_MATERIAL FOR THIS TASK_

---*---

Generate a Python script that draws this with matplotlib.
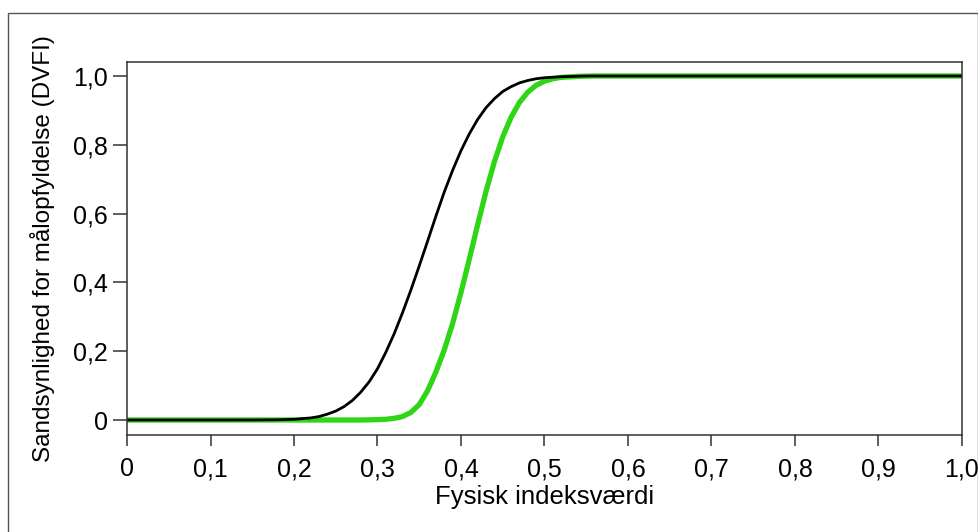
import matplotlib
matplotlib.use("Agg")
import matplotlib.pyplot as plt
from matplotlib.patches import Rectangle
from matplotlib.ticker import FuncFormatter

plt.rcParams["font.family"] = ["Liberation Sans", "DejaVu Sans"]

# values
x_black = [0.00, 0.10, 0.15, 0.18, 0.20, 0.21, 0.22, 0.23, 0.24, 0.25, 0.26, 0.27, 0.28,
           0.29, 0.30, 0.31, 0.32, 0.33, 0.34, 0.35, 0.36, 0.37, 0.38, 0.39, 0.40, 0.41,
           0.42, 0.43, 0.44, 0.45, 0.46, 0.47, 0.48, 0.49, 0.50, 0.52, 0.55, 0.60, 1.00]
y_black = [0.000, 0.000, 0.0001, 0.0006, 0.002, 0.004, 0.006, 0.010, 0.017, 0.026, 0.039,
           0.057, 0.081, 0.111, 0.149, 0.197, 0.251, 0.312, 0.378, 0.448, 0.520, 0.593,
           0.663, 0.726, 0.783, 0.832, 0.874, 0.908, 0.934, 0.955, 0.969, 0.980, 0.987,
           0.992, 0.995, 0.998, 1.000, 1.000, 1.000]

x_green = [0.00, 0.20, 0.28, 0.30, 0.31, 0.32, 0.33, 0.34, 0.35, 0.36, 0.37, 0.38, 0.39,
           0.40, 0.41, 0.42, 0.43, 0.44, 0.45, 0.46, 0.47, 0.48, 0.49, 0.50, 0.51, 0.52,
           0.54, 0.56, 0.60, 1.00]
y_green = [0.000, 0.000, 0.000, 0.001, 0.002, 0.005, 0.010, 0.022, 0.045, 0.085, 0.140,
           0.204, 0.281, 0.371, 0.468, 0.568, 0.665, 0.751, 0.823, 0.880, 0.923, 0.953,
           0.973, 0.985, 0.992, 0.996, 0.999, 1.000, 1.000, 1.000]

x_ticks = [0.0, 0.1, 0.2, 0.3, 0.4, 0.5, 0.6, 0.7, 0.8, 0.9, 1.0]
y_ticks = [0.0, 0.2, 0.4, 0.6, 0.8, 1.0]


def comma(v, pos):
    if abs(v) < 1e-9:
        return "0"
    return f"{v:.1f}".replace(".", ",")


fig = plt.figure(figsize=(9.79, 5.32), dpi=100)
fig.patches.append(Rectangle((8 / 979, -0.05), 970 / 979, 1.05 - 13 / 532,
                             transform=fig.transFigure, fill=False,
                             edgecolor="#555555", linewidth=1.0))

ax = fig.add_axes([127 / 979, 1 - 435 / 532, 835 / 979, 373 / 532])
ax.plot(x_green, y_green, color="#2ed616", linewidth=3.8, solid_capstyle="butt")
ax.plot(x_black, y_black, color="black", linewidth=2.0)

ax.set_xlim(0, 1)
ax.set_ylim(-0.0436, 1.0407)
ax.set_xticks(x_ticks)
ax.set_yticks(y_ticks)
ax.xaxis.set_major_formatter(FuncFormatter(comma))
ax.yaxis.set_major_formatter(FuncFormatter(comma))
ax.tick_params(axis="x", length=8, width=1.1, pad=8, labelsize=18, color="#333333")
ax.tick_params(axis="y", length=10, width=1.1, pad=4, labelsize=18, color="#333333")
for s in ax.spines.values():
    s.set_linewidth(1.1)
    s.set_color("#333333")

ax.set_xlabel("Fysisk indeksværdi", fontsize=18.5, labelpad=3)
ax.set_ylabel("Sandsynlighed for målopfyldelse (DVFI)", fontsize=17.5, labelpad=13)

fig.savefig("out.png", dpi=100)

---*---

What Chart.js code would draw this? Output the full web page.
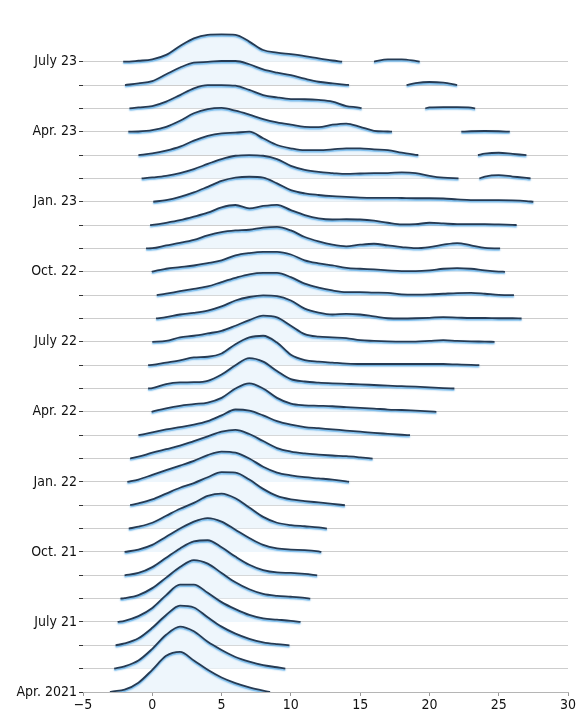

---*---

_TASK TO CARRY OUT_
Skip every picture. Repeat the lines from the one with "Generate a Python" through the one with "0.973, 0.985, 0.992, 0.996, 0.999, 1.000, 1.000, 1.000]", both ends included.

_RESPONSE_
Generate a Python script that draws this with matplotlib.
import matplotlib
matplotlib.use("Agg")
import matplotlib.pyplot as plt
from matplotlib.patches import Rectangle
from matplotlib.ticker import FuncFormatter

plt.rcParams["font.family"] = ["Liberation Sans", "DejaVu Sans"]

# values
x_black = [0.00, 0.10, 0.15, 0.18, 0.20, 0.21, 0.22, 0.23, 0.24, 0.25, 0.26, 0.27, 0.28,
           0.29, 0.30, 0.31, 0.32, 0.33, 0.34, 0.35, 0.36, 0.37, 0.38, 0.39, 0.40, 0.41,
           0.42, 0.43, 0.44, 0.45, 0.46, 0.47, 0.48, 0.49, 0.50, 0.52, 0.55, 0.60, 1.00]
y_black = [0.000, 0.000, 0.0001, 0.0006, 0.002, 0.004, 0.006, 0.010, 0.017, 0.026, 0.039,
           0.057, 0.081, 0.111, 0.149, 0.197, 0.251, 0.312, 0.378, 0.448, 0.520, 0.593,
           0.663, 0.726, 0.783, 0.832, 0.874, 0.908, 0.934, 0.955, 0.969, 0.980, 0.987,
           0.992, 0.995, 0.998, 1.000, 1.000, 1.000]

x_green = [0.00, 0.20, 0.28, 0.30, 0.31, 0.32, 0.33, 0.34, 0.35, 0.36, 0.37, 0.38, 0.39,
           0.40, 0.41, 0.42, 0.43, 0.44, 0.45, 0.46, 0.47, 0.48, 0.49, 0.50, 0.51, 0.52,
           0.54, 0.56, 0.60, 1.00]
y_green = [0.000, 0.000, 0.000, 0.001, 0.002, 0.005, 0.010, 0.022, 0.045, 0.085, 0.140,
           0.204, 0.281, 0.371, 0.468, 0.568, 0.665, 0.751, 0.823, 0.880, 0.923, 0.953,
           0.973, 0.985, 0.992, 0.996, 0.999, 1.000, 1.000, 1.000]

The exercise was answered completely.